# [EXERCISE REQUIREMENTS]
Reproduce, please, only the lines from the first line below to the line containing "const perfect = [[0, 0], [4, 4]];", inclusive.

# [DATA SECTION]
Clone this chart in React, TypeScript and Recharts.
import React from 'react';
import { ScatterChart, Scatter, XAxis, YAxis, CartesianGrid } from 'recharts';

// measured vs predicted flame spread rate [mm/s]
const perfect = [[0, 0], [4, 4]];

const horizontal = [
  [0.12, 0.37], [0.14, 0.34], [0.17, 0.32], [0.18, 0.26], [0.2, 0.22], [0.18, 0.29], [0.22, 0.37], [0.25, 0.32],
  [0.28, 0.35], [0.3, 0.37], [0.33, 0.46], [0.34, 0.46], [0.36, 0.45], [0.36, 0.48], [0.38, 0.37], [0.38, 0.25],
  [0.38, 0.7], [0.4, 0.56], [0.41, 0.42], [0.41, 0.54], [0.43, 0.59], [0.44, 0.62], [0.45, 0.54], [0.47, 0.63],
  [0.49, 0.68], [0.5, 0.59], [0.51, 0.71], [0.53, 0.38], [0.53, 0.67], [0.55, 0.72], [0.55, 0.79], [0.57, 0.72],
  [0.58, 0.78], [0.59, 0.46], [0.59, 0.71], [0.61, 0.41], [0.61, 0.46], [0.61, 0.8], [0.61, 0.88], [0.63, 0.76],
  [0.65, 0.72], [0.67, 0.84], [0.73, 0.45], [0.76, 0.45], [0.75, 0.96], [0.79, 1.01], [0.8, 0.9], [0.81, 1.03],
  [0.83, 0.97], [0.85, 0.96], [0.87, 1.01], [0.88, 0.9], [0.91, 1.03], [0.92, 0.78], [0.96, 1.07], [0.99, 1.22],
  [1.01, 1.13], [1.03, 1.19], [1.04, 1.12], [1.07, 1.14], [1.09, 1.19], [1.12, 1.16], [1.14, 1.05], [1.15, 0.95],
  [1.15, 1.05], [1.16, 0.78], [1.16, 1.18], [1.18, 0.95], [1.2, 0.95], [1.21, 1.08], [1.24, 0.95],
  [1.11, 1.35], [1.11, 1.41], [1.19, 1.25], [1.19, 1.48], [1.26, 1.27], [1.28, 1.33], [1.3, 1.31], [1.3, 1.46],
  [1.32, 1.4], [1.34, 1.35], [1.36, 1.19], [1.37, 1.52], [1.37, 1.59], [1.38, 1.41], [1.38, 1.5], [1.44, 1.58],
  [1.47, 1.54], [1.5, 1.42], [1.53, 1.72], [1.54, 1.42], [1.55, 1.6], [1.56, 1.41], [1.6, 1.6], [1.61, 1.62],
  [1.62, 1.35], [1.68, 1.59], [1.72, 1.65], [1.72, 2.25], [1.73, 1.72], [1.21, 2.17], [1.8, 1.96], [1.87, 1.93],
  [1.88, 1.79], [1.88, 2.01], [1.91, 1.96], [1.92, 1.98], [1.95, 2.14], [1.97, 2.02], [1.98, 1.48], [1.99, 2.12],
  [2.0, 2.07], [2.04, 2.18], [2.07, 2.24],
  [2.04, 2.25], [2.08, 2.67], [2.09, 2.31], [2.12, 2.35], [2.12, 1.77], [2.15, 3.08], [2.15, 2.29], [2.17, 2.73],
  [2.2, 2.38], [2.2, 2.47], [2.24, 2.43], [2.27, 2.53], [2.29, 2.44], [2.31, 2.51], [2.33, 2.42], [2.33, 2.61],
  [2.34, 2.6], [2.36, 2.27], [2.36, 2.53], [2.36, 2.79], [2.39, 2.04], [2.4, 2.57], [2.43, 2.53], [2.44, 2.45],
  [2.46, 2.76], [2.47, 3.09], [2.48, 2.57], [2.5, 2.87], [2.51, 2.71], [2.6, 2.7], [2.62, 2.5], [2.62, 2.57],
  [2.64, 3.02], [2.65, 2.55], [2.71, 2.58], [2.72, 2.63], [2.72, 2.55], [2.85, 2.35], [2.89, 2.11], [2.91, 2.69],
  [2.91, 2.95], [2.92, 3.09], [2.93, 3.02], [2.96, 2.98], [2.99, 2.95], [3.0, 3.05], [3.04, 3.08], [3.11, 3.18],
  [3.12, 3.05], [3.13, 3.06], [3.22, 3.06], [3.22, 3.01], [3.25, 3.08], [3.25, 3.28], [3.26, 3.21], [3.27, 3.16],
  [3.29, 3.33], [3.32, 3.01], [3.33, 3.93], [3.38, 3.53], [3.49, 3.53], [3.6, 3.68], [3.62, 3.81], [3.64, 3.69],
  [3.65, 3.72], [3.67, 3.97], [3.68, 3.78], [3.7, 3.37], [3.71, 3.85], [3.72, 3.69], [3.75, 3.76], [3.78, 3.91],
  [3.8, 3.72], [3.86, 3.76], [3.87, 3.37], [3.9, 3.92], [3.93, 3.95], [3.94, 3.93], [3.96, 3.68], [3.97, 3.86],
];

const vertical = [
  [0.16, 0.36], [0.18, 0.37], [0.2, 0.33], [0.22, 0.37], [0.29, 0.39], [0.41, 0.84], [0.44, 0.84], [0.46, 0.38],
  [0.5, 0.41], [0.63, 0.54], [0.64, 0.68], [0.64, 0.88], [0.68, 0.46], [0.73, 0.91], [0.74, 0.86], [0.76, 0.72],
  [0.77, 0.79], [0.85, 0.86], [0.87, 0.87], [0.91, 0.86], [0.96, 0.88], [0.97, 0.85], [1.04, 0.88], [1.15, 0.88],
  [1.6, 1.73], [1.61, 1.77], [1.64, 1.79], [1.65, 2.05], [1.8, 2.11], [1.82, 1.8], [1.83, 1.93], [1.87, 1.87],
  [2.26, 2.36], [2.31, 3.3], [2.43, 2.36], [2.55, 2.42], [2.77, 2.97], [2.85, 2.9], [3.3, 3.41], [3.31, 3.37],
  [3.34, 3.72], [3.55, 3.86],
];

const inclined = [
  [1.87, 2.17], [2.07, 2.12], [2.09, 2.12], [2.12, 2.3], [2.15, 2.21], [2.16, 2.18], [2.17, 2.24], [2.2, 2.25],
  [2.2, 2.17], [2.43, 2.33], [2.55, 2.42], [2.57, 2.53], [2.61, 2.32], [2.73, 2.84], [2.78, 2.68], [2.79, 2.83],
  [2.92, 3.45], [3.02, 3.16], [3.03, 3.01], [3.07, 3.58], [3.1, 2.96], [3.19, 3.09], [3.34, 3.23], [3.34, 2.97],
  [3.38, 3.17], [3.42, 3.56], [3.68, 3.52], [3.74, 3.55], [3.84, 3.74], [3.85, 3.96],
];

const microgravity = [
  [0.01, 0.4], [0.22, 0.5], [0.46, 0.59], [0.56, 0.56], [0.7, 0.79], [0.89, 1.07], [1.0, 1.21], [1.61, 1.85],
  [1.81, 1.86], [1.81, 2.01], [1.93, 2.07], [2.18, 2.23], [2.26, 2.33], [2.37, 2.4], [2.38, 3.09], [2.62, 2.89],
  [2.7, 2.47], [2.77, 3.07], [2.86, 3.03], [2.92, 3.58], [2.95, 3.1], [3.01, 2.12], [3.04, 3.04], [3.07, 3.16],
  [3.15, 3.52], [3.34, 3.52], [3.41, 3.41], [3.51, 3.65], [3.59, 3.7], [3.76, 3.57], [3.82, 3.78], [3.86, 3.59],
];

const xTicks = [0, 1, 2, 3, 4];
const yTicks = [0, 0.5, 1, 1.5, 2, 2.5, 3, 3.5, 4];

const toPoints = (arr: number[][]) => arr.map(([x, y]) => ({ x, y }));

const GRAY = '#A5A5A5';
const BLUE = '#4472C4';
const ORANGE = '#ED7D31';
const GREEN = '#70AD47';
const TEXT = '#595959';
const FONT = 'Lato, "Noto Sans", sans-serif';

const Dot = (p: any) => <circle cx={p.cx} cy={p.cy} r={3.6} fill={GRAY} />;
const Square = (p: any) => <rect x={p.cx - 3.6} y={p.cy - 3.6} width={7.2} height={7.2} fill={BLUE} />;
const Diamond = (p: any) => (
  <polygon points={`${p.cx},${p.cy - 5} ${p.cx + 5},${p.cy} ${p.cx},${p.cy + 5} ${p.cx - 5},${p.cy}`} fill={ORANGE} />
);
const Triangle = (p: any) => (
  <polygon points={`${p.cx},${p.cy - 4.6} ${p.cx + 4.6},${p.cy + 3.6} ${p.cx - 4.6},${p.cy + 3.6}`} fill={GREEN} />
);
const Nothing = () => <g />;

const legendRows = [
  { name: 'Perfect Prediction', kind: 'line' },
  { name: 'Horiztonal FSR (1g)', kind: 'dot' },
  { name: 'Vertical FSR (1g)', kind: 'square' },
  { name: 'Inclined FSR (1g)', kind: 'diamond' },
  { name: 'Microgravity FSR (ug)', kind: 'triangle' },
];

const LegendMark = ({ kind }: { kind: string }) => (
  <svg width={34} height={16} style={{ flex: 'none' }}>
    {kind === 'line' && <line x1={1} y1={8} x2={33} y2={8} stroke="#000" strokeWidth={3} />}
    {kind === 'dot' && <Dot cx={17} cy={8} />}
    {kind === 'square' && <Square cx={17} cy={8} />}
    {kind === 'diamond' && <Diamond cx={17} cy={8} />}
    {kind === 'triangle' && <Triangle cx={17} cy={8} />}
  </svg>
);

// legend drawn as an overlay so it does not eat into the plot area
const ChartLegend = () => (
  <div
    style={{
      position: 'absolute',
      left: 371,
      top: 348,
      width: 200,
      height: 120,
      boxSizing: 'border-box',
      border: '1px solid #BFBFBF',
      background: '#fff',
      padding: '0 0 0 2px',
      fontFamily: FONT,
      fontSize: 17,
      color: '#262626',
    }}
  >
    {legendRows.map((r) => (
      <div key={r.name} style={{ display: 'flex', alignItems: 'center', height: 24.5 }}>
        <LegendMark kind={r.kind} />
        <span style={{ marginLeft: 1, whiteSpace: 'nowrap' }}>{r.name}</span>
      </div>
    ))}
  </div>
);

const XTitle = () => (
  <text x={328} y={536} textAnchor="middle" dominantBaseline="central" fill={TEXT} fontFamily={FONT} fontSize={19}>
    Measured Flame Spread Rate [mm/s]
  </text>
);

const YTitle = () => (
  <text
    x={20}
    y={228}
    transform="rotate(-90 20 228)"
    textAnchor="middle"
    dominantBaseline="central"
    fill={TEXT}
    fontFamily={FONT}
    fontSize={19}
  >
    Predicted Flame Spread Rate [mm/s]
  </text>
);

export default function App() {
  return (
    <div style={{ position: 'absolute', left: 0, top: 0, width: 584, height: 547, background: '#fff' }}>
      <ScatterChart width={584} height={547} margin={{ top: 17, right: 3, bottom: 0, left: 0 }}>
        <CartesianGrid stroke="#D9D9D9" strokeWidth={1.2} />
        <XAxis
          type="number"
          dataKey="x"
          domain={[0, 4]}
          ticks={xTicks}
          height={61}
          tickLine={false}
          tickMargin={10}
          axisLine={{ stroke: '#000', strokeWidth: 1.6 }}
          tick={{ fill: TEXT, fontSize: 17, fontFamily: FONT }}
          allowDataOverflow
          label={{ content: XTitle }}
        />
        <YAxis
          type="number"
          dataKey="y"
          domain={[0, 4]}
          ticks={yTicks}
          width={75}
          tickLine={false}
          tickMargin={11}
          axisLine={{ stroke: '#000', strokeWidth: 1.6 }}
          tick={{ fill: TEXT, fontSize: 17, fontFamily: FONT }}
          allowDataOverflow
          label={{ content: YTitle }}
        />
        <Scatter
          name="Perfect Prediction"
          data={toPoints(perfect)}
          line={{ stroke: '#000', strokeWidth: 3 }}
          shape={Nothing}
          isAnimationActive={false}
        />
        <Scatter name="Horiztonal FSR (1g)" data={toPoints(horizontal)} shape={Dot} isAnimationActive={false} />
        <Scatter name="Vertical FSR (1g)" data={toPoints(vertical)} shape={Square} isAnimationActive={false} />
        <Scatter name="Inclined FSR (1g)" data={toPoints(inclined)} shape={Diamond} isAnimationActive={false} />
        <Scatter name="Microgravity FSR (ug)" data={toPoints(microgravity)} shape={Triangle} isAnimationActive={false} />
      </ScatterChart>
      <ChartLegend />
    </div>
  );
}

# [EXERCISE SOLUTION]
Clone this chart in React, TypeScript and Recharts.
import React from 'react';
import { ScatterChart, Scatter, XAxis, YAxis, CartesianGrid } from 'recharts';

// measured vs predicted flame spread rate [mm/s]
const perfect = [[0, 0], [4, 4]];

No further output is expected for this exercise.